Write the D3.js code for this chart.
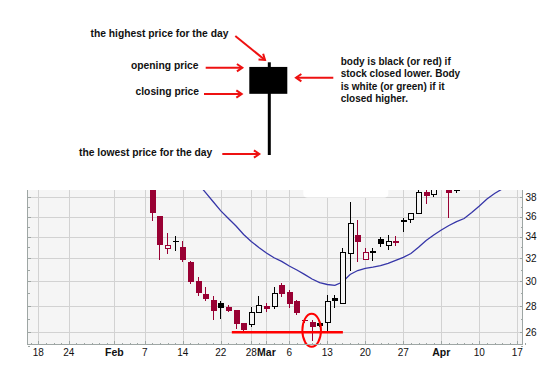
<!DOCTYPE html>
<html>
<head>
<meta charset="utf-8">
<script src="https://cdn.jsdelivr.net/npm/d3@7"></script>
<style>
body { margin: 0; background: #fff; }
svg { display: block; }
text { font-family: "Liberation Sans", Arial, sans-serif; }
</style>
</head>
<body>
<div class="chart"></div>
<script>
// daily candles, 2012
var dates = ["2012-02-08","2012-02-09","2012-02-10","2012-02-13","2012-02-14","2012-02-15","2012-02-16","2012-02-17",
  "2012-02-21","2012-02-22","2012-02-23","2012-02-24","2012-02-27","2012-02-28","2012-02-29","2012-03-01","2012-03-02",
  "2012-03-05","2012-03-06","2012-03-07","2012-03-08","2012-03-09","2012-03-12","2012-03-13","2012-03-14","2012-03-15",
  "2012-03-16","2012-03-19","2012-03-20","2012-03-21","2012-03-22","2012-03-23","2012-03-26","2012-03-27","2012-03-28",
  "2012-03-29","2012-03-30","2012-04-02","2012-04-03","2012-04-04","2012-04-05"];
var opens  = [40.0,36.06,32.93,33.63,33.02,31.68,30.04,28.96,28.47,28.23,27.92,27.68,26.67,26.59,27.5,28.02,27.94,
  29.67,29.12,28.42,26.9,26.76,26.67,26.76,28.66,28.21,32.47,34.18,31.92,32.65,33.77,33.23,33.62,35.58,35.72,
  36.33,38.54,38.25,39.4,39.3,38.82];
var highs  = [40.6,36.1,34.34,34.08,33.58,31.77,30.37,29.51,28.79,28.42,28.1,27.7,26.7,27.92,28.79,28.26,29.56,
  29.89,29.28,28.47,26.95,26.9,26.78,28.87,28.87,32.93,37.54,35.65,32.95,32.97,34.0,34.18,34.08,35.88,36.35,
  38.95,38.9,39.3,39.8,39.5,39.0];
var lows   = [35.58,31.86,32.4,32.65,31.68,29.81,28.79,28.42,26.91,26.97,27.53,26.27,26.1,26.41,27.45,27.56,27.74,
  28.74,27.81,27.32,26.72,25.39,26.41,26.12,27.86,28.15,30.92,31.71,31.9,31.77,33.07,32.77,33.16,34.5,35.32,
  36.3,37.26,38.0,38.95,35.88,38.45];
var closes = [36.39,33.26,33.2,33.61,31.86,29.97,29.06,28.58,27.63,27.86,27.63,26.61,26.19,27.5,28.05,27.74,29.01,
  28.97,28.13,27.47,26.85,26.37,26.5,28.39,28.42,32.58,35.32,33.54,32.56,32.66,33.32,33.58,33.4,35.6,36.33,
  38.5,38.17,39.0,39.5,38.43,38.68];

// moving average, first value on Feb 16, runs past the last candle
var maStart = "2012-02-16";
var maValues = [39.5,38.5,37.53,36.58,35.8,35.05,34.23,33.56,33.0,32.49,32.06,31.73,31.33,30.98,30.6,30.2,29.89,
  29.74,29.67,29.95,30.59,30.93,31.11,31.22,31.35,31.55,31.82,32.09,32.45,33.02,33.66,34.18,34.66,35.1,35.48,
  35.8,36.41,37.08,37.82,38.41,38.9,39.45];

var tickDates = ["2012-01-18","2012-01-24","2012-02-01","2012-02-07","2012-02-14","2012-02-22","2012-02-28",
  "2012-03-01","2012-03-06","2012-03-13","2012-03-20","2012-03-27","2012-04-03","2012-04-10","2012-04-17"];
var tickLabels = ["18","24","Feb","7","14","22","28","Mar","6","13","20","27","Apr","10","17"];
var yTicks = [26, 28, 30, 32, 34, 36, 38];
var holidays = ["2012-01-16", "2012-02-20"];

var supportLevel = 26;
var supportSpan = ["2012-02-23", "2012-03-15"];
var circledDay = "2012-03-09";

// the sample candle at the top
var demo = {high: 100, open: 95, close: 66, low: 0};
var notes = [
  {text: "the highest price for the day", x: 90.5, y: 36.7},
  {text: "opening price", x: 131, y: 68.5},
  {text: "closing price", x: 135.5, y: 94.5},
  {text: "the lowest price for the day", x: 79, y: 155.7}
];
var sideNote = ["body is black (or red) if", "stock closed lower. Body", "is white (or green) if it", "closed higher."];
var arrows = [[235.3, 36, 265, 60], [205.7, 67.7, 242.3, 67.7], [204, 94, 241.7, 94],
  [222.3, 154, 259.3, 154], [333.3, 77.7, 296, 77.7]];

var W = 551, H = 368;
var red = "#990033", annot = "#ee1111";
var plot = {left: 27.5, right: 522.5, top: 190, bottom: 344.5};

var svg = d3.select('.chart').append('svg')
  .attr('width', W)
  .attr('height', H);

// trading days on the axis
var fmt = d3.timeFormat("%Y-%m-%d");
var days = d3.timeDay.range(new Date(2012, 0, 17), new Date(2012, 3, 19))
  .filter(function(d) { return d.getDay() > 0 && d.getDay() < 6; })
  .map(fmt)
  .filter(function(s) { return holidays.indexOf(s) < 0; });
var dayIndex = new Map(days.map(function(s, i) { return [s, i]; }));

var x = d3.scaleLinear().domain([-0.45, 64.7]).range([27.3, 522.7]);
var y = d3.scaleLog().domain([26, 38]).range([332.3, 197.3]);
var xd = function(s) { return x(dayIndex.get(s)); };

// ---- annotation diagram on top
var demoY = d3.scaleLinear().domain([0, 100]).range([155, 62.3]);
var header = svg.append('g');
header.append('rect')
  .attr('x', 267.8).attr('width', 3)
  .attr('y', demoY(demo.high)).attr('height', demoY(demo.low) - demoY(demo.high))
  .attr('fill', '#000');
header.append('rect')
  .attr('x', 249.3).attr('width', 38)
  .attr('y', demoY(demo.open)).attr('height', demoY(demo.close) - demoY(demo.open))
  .attr('fill', '#000');

header.selectAll('text.note')
  .data(notes)
  .enter()
  .append('text')
  .attr('class', 'note')
  .attr('x', function(d) { return d.x; })
  .attr('y', function(d) { return d.y; })
  .attr('font-size', 10.3)
  .attr('font-weight', 'bold')
  .attr('fill', '#111')
  .text(function(d) { return d.text; });

header.selectAll('text.side')
  .data(sideNote)
  .enter()
  .append('text')
  .attr('class', 'side')
  .attr('x', 340.7)
  .attr('y', function(d, i) { return 65 + i * 12.45; })
  .attr('font-size', 10)
  .attr('font-weight', 'bold')
  .attr('fill', '#111')
  .text(function(d) { return d; });

arrows.forEach(function(a) {
  var ang = Math.atan2(a[3] - a[1], a[2] - a[0]);
  var len = 6.5, spread = 0.6;
  var p1 = [a[2] - len * Math.cos(ang - spread), a[3] - len * Math.sin(ang - spread)];
  var p2 = [a[2] - len * Math.cos(ang + spread), a[3] - len * Math.sin(ang + spread)];
  header.append('line')
    .attr('x1', a[0]).attr('y1', a[1]).attr('x2', a[2]).attr('y2', a[3])
    .attr('stroke', annot).attr('stroke-width', 2);
  header.append('path')
    .attr('d', 'M' + p1 + 'L' + a[2] + ',' + a[3] + 'L' + p2)
    .attr('fill', 'none').attr('stroke', annot).attr('stroke-width', 2);
});

// ---- price chart
svg.append('clipPath').attr('id', 'clip')
  .append('rect')
  .attr('x', plot.left).attr('y', plot.top)
  .attr('width', plot.right - plot.left).attr('height', plot.bottom - plot.top);

svg.append('rect')
  .attr('x', plot.left).attr('y', plot.top)
  .attr('width', plot.right - plot.left).attr('height', plot.bottom - plot.top)
  .attr('fill', '#f5f5f5');

var grid = svg.append('g').attr('clip-path', 'url(#clip)')
  .attr('stroke', '#d2d2d2').attr('shape-rendering', 'crispEdges');
grid.selectAll('line.h')
  .data(yTicks)
  .enter()
  .append('line')
  .attr('x1', plot.left).attr('x2', plot.right)
  .attr('y1', function(d) { return Math.round(y(d)) + 0.5; })
  .attr('y2', function(d) { return Math.round(y(d)) + 0.5; });
grid.selectAll('line.v')
  .data(tickDates)
  .enter()
  .append('line')
  .attr('y1', plot.top).attr('y2', plot.bottom)
  .attr('x1', function(d) { return Math.round(xd(d)) + 0.5; })
  .attr('x2', function(d) { return Math.round(xd(d)) + 0.5; });

var chart = svg.append('g').attr('clip-path', 'url(#clip)');

// moving average
var maFrom = dayIndex.get(maStart);
chart.append('path')
  .datum(maValues)
  .attr('fill', 'none')
  .attr('stroke', '#3636a8')
  .attr('stroke-width', 1.3)
  .attr('d', d3.line()
    .x(function(d, i) { return x(maFrom + i); })
    .y(function(d) { return y(d); }));

// candles
var candles = dates.map(function(d, i) {
  return {date: d, o: opens[i], h: highs[i], l: lows[i], c: closes[i],
    down: i === 0 ? true : closes[i] < closes[i - 1]};
});

var candle = chart.selectAll('g.candle')
  .data(candles)
  .enter()
  .append('g')
  .attr('class', 'candle')
  .attr('shape-rendering', 'crispEdges');

candle.append('line')
  .attr('x1', function(d) { return Math.floor(xd(d.date)) + 0.5; })
  .attr('x2', function(d) { return Math.floor(xd(d.date)) + 0.5; })
  .attr('y1', function(d) { return y(d.h); })
  .attr('y2', function(d) { return y(d.l); })
  .attr('stroke', function(d) { return d.down ? red : '#000'; })
  .attr('stroke-width', 1);

candle.append('rect')
  .attr('x', function(d) { return Math.floor(xd(d.date)) - (d.c < d.o ? 2.5 : 2); })
  .attr('width', function(d) { return d.c < d.o ? 6 : 5; })
  .attr('y', function(d) { return y(Math.max(d.o, d.c)); })
  .attr('height', function(d) { return Math.max(1, Math.abs(y(d.o) - y(d.c))); })
  .attr('fill', function(d) { return d.c < d.o ? (d.down ? red : '#000') : '#f5f5f5'; })
  .attr('stroke', function(d) { return d.down ? red : '#000'; })
  .attr('stroke-width', function(d) { return d.c < d.o ? 0 : 1; });

// support line and circled candle
chart.append('line')
  .attr('x1', xd(supportSpan[0]) + 3.4).attr('x2', xd(supportSpan[1]) + 0.4)
  .attr('y1', y(supportLevel)).attr('y2', y(supportLevel))
  .attr('stroke', '#ff0000').attr('stroke-width', 2.6);

svg.append('ellipse')
  .attr('cx', xd(circledDay) - 0.4)
  .attr('cy', y(supportLevel) - 2)
  .attr('rx', 9.3).attr('ry', 16.5)
  .attr('fill', 'none').attr('stroke', '#ff0000').attr('stroke-width', 2);

// frame and axes
var axisColor = '#9ea6a4';
var frame = svg.append('g').attr('stroke', axisColor).attr('shape-rendering', 'crispEdges');
frame.append('line').attr('x1', plot.left).attr('x2', plot.left).attr('y1', plot.top).attr('y2', plot.bottom);
frame.append('line').attr('x1', plot.right).attr('x2', plot.right).attr('y1', plot.top).attr('y2', plot.bottom);
frame.append('line').attr('x1', plot.left).attr('x2', plot.right).attr('y1', plot.bottom).attr('y2', plot.bottom);

var minorY = d3.range(25, 39);
frame.selectAll('line.ly')
  .data(minorY)
  .enter()
  .append('line')
  .attr('x1', plot.left).attr('x2', function(d) { return plot.left + (d % 2 ? 2 : 3); })
  .attr('y1', function(d) { return Math.round(y(d)) + 0.5; })
  .attr('y2', function(d) { return Math.round(y(d)) + 0.5; });
frame.selectAll('line.ry')
  .data(minorY)
  .enter()
  .append('line')
  .attr('x1', plot.right).attr('x2', function(d) { return plot.right - (d % 2 ? 2 : 3); })
  .attr('y1', function(d) { return Math.round(y(d)) + 0.5; })
  .attr('y2', function(d) { return Math.round(y(d)) + 0.5; });

var majorX = new Set(tickDates);
frame.selectAll('line.tx')
  .data(days)
  .enter()
  .append('line')
  .attr('x1', function(d) { return Math.round(xd(d)) + 0.5; })
  .attr('x2', function(d) { return Math.round(xd(d)) + 0.5; })
  .attr('y1', plot.bottom)
  .attr('y2', function(d) { return plot.bottom - (majorX.has(d) ? 4 : 2); });

svg.append('g')
  .selectAll('text')
  .data(yTicks)
  .enter()
  .append('text')
  .attr('x', 525.5)
  .attr('y', function(d) { return y(d); })
  .attr('dy', '0.36em')
  .attr('font-size', 10)
  .attr('fill', '#111')
  .text(function(d) { return d; });

svg.append('g')
  .selectAll('text')
  .data(tickDates)
  .enter()
  .append('text')
  .attr('x', function(d) { return xd(d); })
  .attr('y', 356)
  .attr('text-anchor', 'middle')
  .attr('font-size', function(d, i) { return /[A-Za-z]/.test(tickLabels[i]) ? 10.5 : 10; })
  .attr('font-weight', function(d, i) { return /[A-Za-z]/.test(tickLabels[i]) ? 'bold' : 'normal'; })
  .attr('fill', '#111')
  .text(function(d, i) { return tickLabels[i]; });

// white patch over the top of the chart
svg.append('rect')
  .attr('x', 303.3).attr('y', 170)
  .attr('width', 85).attr('height', 27.5)
  .attr('rx', 4)
  .attr('fill', '#fff');
</script>
</body>
</html>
________________
— Goal —
The lines from the start of the data through the line that contains "35.8,36.41,37.08,37.82,38.41,38.9,39.45];" are to be returned exactly, please, with both ends included and every picture left out.

— Output of the exercise —
Write the D3.js code for this chart.
<!DOCTYPE html>
<html>
<head>
<meta charset="utf-8">
<script src="https://cdn.jsdelivr.net/npm/d3@7"></script>
<style>
body { margin: 0; background: #fff; }
svg { display: block; }
text { font-family: "Liberation Sans", Arial, sans-serif; }
</style>
</head>
<body>
<div class="chart"></div>
<script>
// daily candles, 2012
var dates = ["2012-02-08","2012-02-09","2012-02-10","2012-02-13","2012-02-14","2012-02-15","2012-02-16","2012-02-17",
  "2012-02-21","2012-02-22","2012-02-23","2012-02-24","2012-02-27","2012-02-28","2012-02-29","2012-03-01","2012-03-02",
  "2012-03-05","2012-03-06","2012-03-07","2012-03-08","2012-03-09","2012-03-12","2012-03-13","2012-03-14","2012-03-15",
  "2012-03-16","2012-03-19","2012-03-20","2012-03-21","2012-03-22","2012-03-23","2012-03-26","2012-03-27","2012-03-28",
  "2012-03-29","2012-03-30","2012-04-02","2012-04-03","2012-04-04","2012-04-05"];
var opens  = [40.0,36.06,32.93,33.63,33.02,31.68,30.04,28.96,28.47,28.23,27.92,27.68,26.67,26.59,27.5,28.02,27.94,
  29.67,29.12,28.42,26.9,26.76,26.67,26.76,28.66,28.21,32.47,34.18,31.92,32.65,33.77,33.23,33.62,35.58,35.72,
  36.33,38.54,38.25,39.4,39.3,38.82];
var highs  = [40.6,36.1,34.34,34.08,33.58,31.77,30.37,29.51,28.79,28.42,28.1,27.7,26.7,27.92,28.79,28.26,29.56,
  29.89,29.28,28.47,26.95,26.9,26.78,28.87,28.87,32.93,37.54,35.65,32.95,32.97,34.0,34.18,34.08,35.88,36.35,
  38.95,38.9,39.3,39.8,39.5,39.0];
var lows   = [35.58,31.86,32.4,32.65,31.68,29.81,28.79,28.42,26.91,26.97,27.53,26.27,26.1,26.41,27.45,27.56,27.74,
  28.74,27.81,27.32,26.72,25.39,26.41,26.12,27.86,28.15,30.92,31.71,31.9,31.77,33.07,32.77,33.16,34.5,35.32,
  36.3,37.26,38.0,38.95,35.88,38.45];
var closes = [36.39,33.26,33.2,33.61,31.86,29.97,29.06,28.58,27.63,27.86,27.63,26.61,26.19,27.5,28.05,27.74,29.01,
  28.97,28.13,27.47,26.85,26.37,26.5,28.39,28.42,32.58,35.32,33.54,32.56,32.66,33.32,33.58,33.4,35.6,36.33,
  38.5,38.17,39.0,39.5,38.43,38.68];

// moving average, first value on Feb 16, runs past the last candle
var maStart = "2012-02-16";
var maValues = [39.5,38.5,37.53,36.58,35.8,35.05,34.23,33.56,33.0,32.49,32.06,31.73,31.33,30.98,30.6,30.2,29.89,
  29.74,29.67,29.95,30.59,30.93,31.11,31.22,31.35,31.55,31.82,32.09,32.45,33.02,33.66,34.18,34.66,35.1,35.48,
  35.8,36.41,37.08,37.82,38.41,38.9,39.45];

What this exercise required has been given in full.